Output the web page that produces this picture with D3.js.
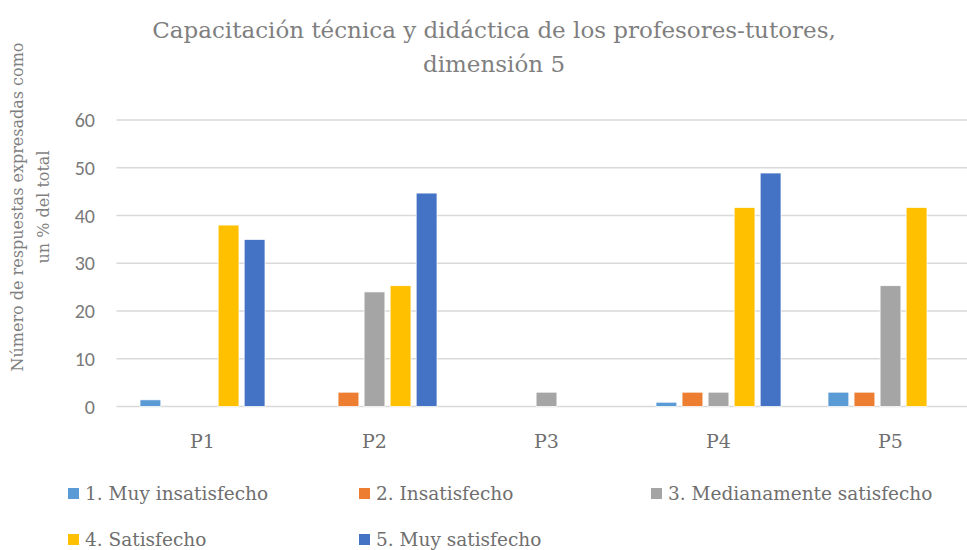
<!DOCTYPE html>
<html>
<head>
<meta charset="utf-8">
<script src="https://cdn.jsdelivr.net/npm/d3@7"></script>
<style>
  body { margin: 0; background: #fff; }
  svg { display: block; }
</style>
</head>
<body>
<script>
// Data
var categories = ["P1", "P2", "P3", "P4", "P5"];
var seriesNames = ["1. Muy insatisfecho", "2. Insatisfecho", "3. Medianamente satisfecho", "4. Satisfecho", "5. Muy satisfecho"];
var muyInsatisfecho = [1.4, 0, 0, 0.9, 3];
var insatisfecho = [0, 3, 0, 3, 3];
var medianamente = [0, 24, 3, 3, 25.3];
var satisfecho = [38, 25.3, 0, 41.7, 41.7];
var muySatisfecho = [35, 44.7, 0, 48.9, 0];
var yTicks = [0, 10, 20, 30, 40, 50, 60];
var colors = ["#5B9BD5", "#ED7D31", "#A5A5A5", "#FFC000", "#4472C4"];

var allSeries = [muyInsatisfecho, insatisfecho, medianamente, satisfecho, muySatisfecho];

var svgWidth = 967;
var svgHeight = 550;
var serif = "'Palatino Linotype', 'Book Antiqua', Palatino, 'DejaVu Serif', serif";
var sans = "Calibri, Carlito, 'Open Sans', 'Liberation Sans', sans-serif";

var svg = d3.select("body")
  .append("svg")
  .attr("width", svgWidth)
  .attr("height", svgHeight);

// plot area
var plotLeft = 116.5, plotRight = 976.5, plotTop = 120, plotBottom = 406.5;

var x0 = d3.scaleBand()
  .domain(categories)
  .range([plotLeft, plotRight]);

var x1 = d3.scaleBand()
  .domain(d3.range(seriesNames.length))
  .range([23.5, 148.5])
  .paddingInner(0.2);

var y = d3.scaleLinear()
  .domain([0, 60])
  .range([plotBottom, plotTop]);

// gridlines
svg.append("g")
  .selectAll("line")
  .data(yTicks)
  .enter()
  .append("line")
  .attr("x1", plotLeft)
  .attr("x2", svgWidth)
  .attr("y1", function(d) { return y(d); })
  .attr("y2", function(d) { return y(d); })
  .attr("stroke", "#d9d9d9")
  .attr("stroke-width", 1.5);

// y tick labels
svg.append("g")
  .selectAll("text")
  .data(yTicks)
  .enter()
  .append("text")
  .attr("x", 95)
  .attr("y", function(d) { return y(d); })
  .attr("dy", "0.35em")
  .attr("text-anchor", "end")
  .attr("font-family", sans)
  .attr("font-size", 20)
  .attr("fill", "#7a7a7a")
  .text(function(d) { return d; });

// bars
var groups = svg.append("g")
  .selectAll("g")
  .data(categories)
  .enter()
  .append("g")
  .attr("transform", function(d) { return "translate(" + x0(d) + ",0)"; });

groups.selectAll("rect")
  .data(function(d, i) {
    return allSeries.map(function(s, k) { return { k: k, v: s[i] }; })
      .filter(function(e) { return e.v > 0; });
  })
  .enter()
  .append("rect")
  .attr("x", function(d) { return x1(d.k); })
  .attr("y", function(d) { return y(d.v); })
  .attr("width", x1.bandwidth())
  .attr("height", function(d) { return y(0) - y(d.v); })
  .attr("fill", function(d) { return colors[d.k]; })
  .attr("stroke", "#fff")
  .attr("stroke-width", 0.75);

// category labels
svg.append("g")
  .selectAll("text")
  .data(categories)
  .enter()
  .append("text")
  .attr("x", function(d) { return x0(d) + x0.bandwidth() / 2; })
  .attr("y", 448)
  .attr("text-anchor", "middle")
  .attr("font-family", serif)
  .attr("font-size", 19)
  .attr("fill", "#6f6f6f")
  .text(function(d) { return d; });

// title
var title = svg.append("text")
  .attr("text-anchor", "middle")
  .attr("font-family", serif)
  .attr("font-size", 23)
  .attr("fill", "#7f7f7f");
title.append("tspan").attr("x", 494).attr("y", 38)
  .text("Capacitación técnica y didáctica de los profesores-tutores,");
title.append("tspan").attr("x", 494).attr("y", 72)
  .text("dimensión 5");

// y axis title
var yTitle = svg.append("text")
  .attr("transform", "translate(0,207) rotate(-90)")
  .attr("text-anchor", "middle")
  .attr("font-family", serif)
  .attr("font-size", 16)
  .attr("fill", "#7f7f7f");
yTitle.append("tspan").attr("x", 0).attr("y", 23)
  .text("Número de respuestas expresadas como");
yTitle.append("tspan").attr("x", 0).attr("y", 49)
  .text("un  % del total");

// legend
var legendPos = [[68, 494], [359, 494], [651, 494], [68, 540], [359, 540]];

var legend = svg.append("g")
  .selectAll("g")
  .data(seriesNames)
  .enter()
  .append("g")
  .attr("transform", function(d, i) { return "translate(" + legendPos[i][0] + "," + legendPos[i][1] + ")"; });

legend.append("rect")
  .attr("x", 0)
  .attr("y", -6)
  .attr("width", 11)
  .attr("height", 11)
  .attr("fill", function(d, i) { return colors[i]; });

legend.append("text")
  .attr("x", 17)
  .attr("y", 0)
  .attr("dy", "0.35em")
  .attr("font-family", serif)
  .attr("font-size", 18.5)
  .attr("fill", "#6f6f6f")
  .text(function(d) { return d; });
</script>
</body>
</html>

**WHAT YOU HAVE TO DO:** Lines of the material that contain the word "picture" are to be gathered.

**ANSWER TO THE PROBLEM:**
Output the web page that produces this picture with D3.js.

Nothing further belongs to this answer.